No, neither of them is our hero. He is Hae-duk(Hae-il Park), the estranged son of Mok-hyung. Mok-hyung left his wife and his son a long time ago, and he has been a lot more like a stranger to his son. Nevertheless, after getting a message, the son comes down to some small, quiet village where his father had led a reclusive life.
He sees his father’s body in the shabby room of his house. He attends the funeral with other village people. He senses that something is fishy about with his father’s demise as well as the village itself. He begins his own search for the truth, and the things get complicated when he drags in the prosecutor(Jun-sang Yu from “HaHaHa”), with whom he had an unpleasant incident resulting in the recent social downfall of both.

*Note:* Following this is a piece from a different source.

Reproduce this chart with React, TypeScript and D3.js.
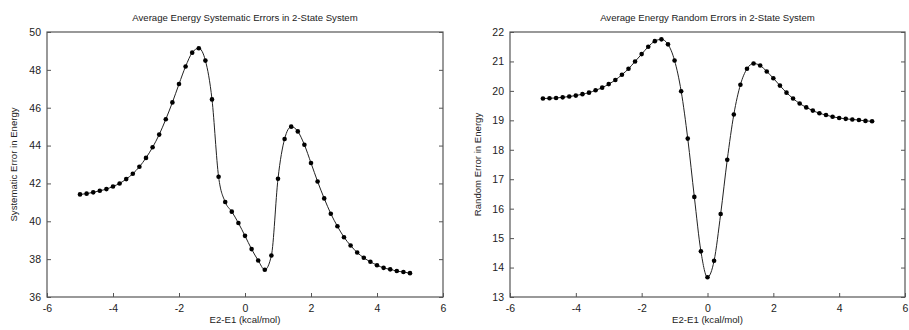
import React, { useRef, useEffect } from "react";
import * as d3 from "d3";

// E2-E1 grid, -5..5 step 0.2
const deltaE = [
  -5, -4.8, -4.6, -4.4, -4.2, -4, -3.8, -3.6, -3.4, -3.2, -3, -2.8, -2.6, -2.4, -2.2, -2, -1.8, -1.6, -1.4, -1.2, -1,
  -0.8, -0.6, -0.4, -0.2, 0, 0.2, 0.4, 0.6, 0.8, 1, 1.2, 1.4, 1.6, 1.8, 2, 2.2, 2.4, 2.6, 2.8, 3, 3.2, 3.4, 3.6, 3.8,
  4, 4.2, 4.4, 4.6, 4.8, 5,
];

const systematicErr = [
  41.42, 41.46, 41.53, 41.61, 41.7, 41.84, 42.0, 42.23, 42.51, 42.88, 43.35, 43.91, 44.58, 45.39, 46.28, 47.25, 48.18,
  48.91, 49.14, 48.49, 46.44, 42.35, 41.02, 40.51, 39.91, 39.23, 38.53, 37.93, 37.44, 38.19, 42.25, 44.35, 45.0, 44.75,
  44.04, 43.08, 42.1, 41.21, 40.4, 39.74, 39.16, 38.72, 38.35, 38.07, 37.86, 37.68, 37.54, 37.46, 37.37, 37.32, 37.26,
];

const randomErr = [
  19.74, 19.75, 19.76, 19.78, 19.81, 19.84, 19.89, 19.94, 20.02, 20.11, 20.23, 20.37, 20.55, 20.75, 21.0, 21.25, 21.5,
  21.69, 21.75, 21.58, 21.03, 19.99, 18.38, 16.4, 14.55, 13.67, 14.23, 15.82, 17.66, 19.2, 20.21, 20.75, 20.93, 20.86,
  20.66, 20.43, 20.18, 19.94, 19.74, 19.57, 19.44, 19.33, 19.24, 19.18, 19.12, 19.08, 19.05, 19.03, 19.01, 18.98, 18.97,
];

const xTicks = [-6, -4, -2, 0, 2, 4, 6];
const sysTicks = [36, 38, 40, 42, 44, 46, 48, 50];
const randTicks = [13, 14, 15, 16, 17, 18, 19, 20, 21, 22];

const FONT = "'Liberation Sans', Arial, sans-serif";

type PanelProps = {
  left: number;
  right: number;
  top: number;
  bottom: number;
  title: string;
  yLabel: string;
  yLabelX: number;
  values: number[];
  yDomain: [number, number];
  yTicks: number[];
};

const Panel: React.FC<PanelProps> = ({ left, right, top, bottom, title, yLabel, yLabelX, values, yDomain, yTicks }) => {
  const gRef = useRef<SVGGElement | null>(null);

  useEffect(() => {
    if (!gRef.current) return;
    const g = d3.select(gRef.current);
    g.selectAll("*").remove();

    const x = d3.scaleLinear().domain([-6, 6]).range([left, right]);
    const y = d3.scaleLinear().domain(yDomain).range([bottom, top]);
    const frame = "#555";

    // bottom axis, ticks pointing inward
    const xAxis = g.append("g")
      .attr("transform", `translate(0,${bottom})`)
      .call(d3.axisBottom(x).tickValues(xTicks).tickSizeInner(-4).tickSizeOuter(0).tickPadding(8).tickFormat((d: any) => String(d)));
    // left axis
    const yAxis = g.append("g")
      .attr("transform", `translate(${left},0)`)
      .call(d3.axisLeft(y).tickValues(yTicks).tickSizeInner(-4).tickSizeOuter(0).tickPadding(6).tickFormat((d: any) => String(d)));
    // mirrored ticks on the right
    const yAxisR = g.append("g")
      .attr("transform", `translate(${right},0)`)
      .call(d3.axisRight(y).tickValues(yTicks).tickSizeInner(-4).tickSizeOuter(0).tickFormat(() => ""));

    [xAxis, yAxis, yAxisR].forEach((a) => {
      a.select(".domain").remove();
      a.selectAll("line").attr("stroke", frame);
      a.selectAll("text").attr("fill", "#222").style("font-family", FONT).style("font-size", "10.5px");
    });

    g.append("rect")
      .attr("x", left)
      .attr("y", top)
      .attr("width", right - left)
      .attr("height", bottom - top)
      .attr("fill", "none")
      .attr("stroke", frame)
      .attr("stroke-width", 1.2);

    const pts = deltaE.map((d, i) => [d, values[i]] as [number, number]);
    const line = d3.line<[number, number]>().x((d) => x(d[0])).y((d) => y(d[1])).curve(d3.curveMonotoneX);

    g.append("path")
      .attr("d", line(pts) as string)
      .attr("fill", "none")
      .attr("stroke", "#222")
      .attr("stroke-width", 1);

    g.selectAll("circle.pt")
      .data(pts)
      .join("circle")
      .attr("class", "pt")
      .attr("cx", (d) => x(d[0]))
      .attr("cy", (d) => y(d[1]))
      .attr("r", 2.3)
      .attr("fill", "#000");

    g.append("text")
      .attr("x", (left + right) / 2)
      .attr("y", 21)
      .attr("text-anchor", "middle")
      .style("font-family", FONT)
      .style("font-size", "9.6px")
      .attr("fill", "#222")
      .text(title);

    g.append("text")
      .attr("x", (left + right) / 2)
      .attr("y", 323)
      .attr("text-anchor", "middle")
      .style("font-family", FONT)
      .style("font-size", "9.6px")
      .attr("fill", "#222")
      .text("E2-E1 (kcal/mol)");

    g.append("text")
      .attr("transform", `translate(${yLabelX},${(top + bottom) / 2}) rotate(-90)`)
      .attr("text-anchor", "middle")
      .style("font-family", FONT)
      .style("font-size", "9.6px")
      .attr("fill", "#222")
      .text(yLabel);
  }, [left, right, top, bottom, title, yLabel, yLabelX, values, yDomain, yTicks]);

  return <g ref={gRef} />;
};

export default function App() {
  return (
    <svg width={909} height={330} style={{ position: "absolute", left: 0, top: 0, background: "#fff" }}>
      <Panel
        left={47}
        right={443}
        top={32}
        bottom={297}
        title="Average Energy Systematic Errors in 2-State System"
        yLabel="Systematic Error in Energy"
        yLabelX={17}
        values={systematicErr}
        yDomain={[36, 50]}
        yTicks={sysTicks}
      />
      <Panel
        left={510}
        right={905}
        top={32}
        bottom={297}
        title="Average Energy Random Errors in 2-State System"
        yLabel="Random Error in Energy"
        yLabelX={481}
        values={randomErr}
        yDomain={[13, 22]}
        yTicks={randTicks}
      />
    </svg>
  );
}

Because the movie already makes us two or three steps ahead of Hae-duk, there are a few reasons for us to be interested in his investigation. It is quite apparent that the cop, now the head of the village(and still Jae-young Jeong), is a scheming man who knows and controls everything in the town. His house is located on the hill where he can look down on the village, and it even has the switch for the big lighting equipments in the village, not so different from what you see at the baseball stadiums.
I know an effective thriller can be made with hiding little from the audience. Many good thrillers have their strength in how to get the finale, not in the ending itself. However, “Moss” is disjointed in its approach. After handing out a lot of crucial informations during the first half, it still hangs on one simple mystery while simply going straight to the predictable finale. The tension is desiccated and we lost our interest as a result. And a cheap twist not in the original work does not makes a little of sense at all; it feels more like a tacked-on plot device. Okay, we were fooled, so what? Does it make the story any difference? And how does that scheme work? How can it fit into the whole picture? There may be an explanation, but I could not feel it and I am still baffled about it.

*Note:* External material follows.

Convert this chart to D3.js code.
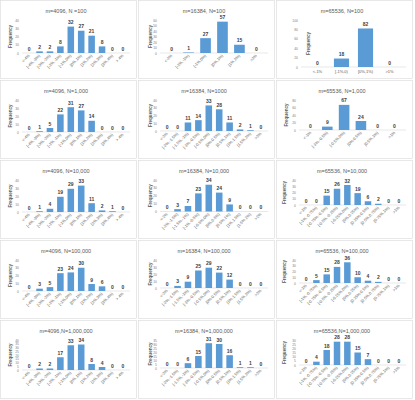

If the movie were faithful to a popular Korean comics it was based on, even that ending would not be such a big problem. Out of curiosity, I checked several pages of it and I found it very engaging and full of cinematic possibilities. It is the dark portrait of the insidious side of human nature, and the grey world where nobody is entirely clean. Many people interpret it as the allegory of modern South Korean society, but there is an universal aspect in the story in that it depicts the individuals trapped and frustrated by the corruption and many other negative sides of the society.
The story of the original work is convoluted with the flashbacks(one of them is the prologue sequence in the movie) and the surprising revelations while the background is drenched with the evil influence hidden inside. A frustrated, confused, and flawed character is surrounded by the colorful characters, and they are strikingly, and sometimes grotesquely, depicted in broad touches. With this fabulously twisted noirish setting, you can swallow any ending no matter how preposterous it is.
You don’t have to be 100% faithful to the original work to make your own movie, but the director Woo-suk Kang does not provide anything intriguing enough to substitute its unforgettable qualities after his thoughtless deconstruction. By making the storyline far more straight, he and the screenplay writer Ji-woo Jung completely eradicate the most compelling thing in the origianl work, and the sense of confusion and frustration is completely lost. With too much and too early explanations, the movie feels redundant and saggy in a desperate need of trimming the running time(163min). The sense of the darkness pervading the pages is vanished on the screen, and the movie is pathetically stuffed with the cheap gags every 5-6 minutes. As a matter of fact, I was so bored that I checked that pattern with my wristwatch while enduring the second half of the movie. We all know how Korean country town can be really creepy and humorous in Joon-ho Bong’s “Mother”; this is quite a degeneration.
The vivid characters and their intricate relationships are literally butchered in the movie version. The good cast is wasted on this bland, wretched result. I saw some of them in other movies, and I know they are good, talented actors. Unfortunately, they are burdened with the bad script. Their performances are inconsistent or awkward to say the least. Hae-il Park is nicely cast as a struggling hero, and Jae-young Jeong has some presence as the arch-villain, but, like all other actors, they are victimized by one-dimensional characters. Jeong was reported to say during the interview that he didn’t regard highly of Brad Pitt’s performance in “The Curious Case of Benjamin Button” because it was just an actor playing an old man. Sir, in case of yours, you’re just a bully with nothing changed after so many years except lots of make-up.
The deliveries of the lines is so clumsy that they sound pretty much like the first day of the script reading. It would not make any difference if they were reading the textbooks aloud. The movie is currently shown with English subtitle in Seoul, and I envy non-Koreans who will be buffeted by the subtitle from this distracting sound and fury.
Woo-suk Kang has made some entertaining commercial films in the past, but, after the big success of “Public Enemy”(2002) and “Silmido”(2003), his recent output were unsuccessful in case of the quality. Two sequels for “Public Enemy” were far inferior additions to the entertaining original, and “Hanbando”(2006) was one of the most atrocious Korean movies in the 2000’s. He said he chose to direct this movie because he needed some change, but the outcome is a turgid, uncharacteristic adaptation due to his delinquency in his own comfort zone. Instead of fully utilizing the possibility of a wonderful country noir, It becomes just another story of simple confliction between the good and the evil with the cardboard characters. I could not care about the story, let alone the characters. How can it build the suspense from that?
I remember Kang saying two years ago he was shocked by Christopher Nolan’s massive hit “Dark Knight”, and implying he learned a lot from it. Well, it turns out Kang’s test score is poor despite the long, long answer he has given. Hitchcock said the suspense is like watching a time bomb hidden below the table; “Moss” has only some spare parts of the bomb below itself to bore us.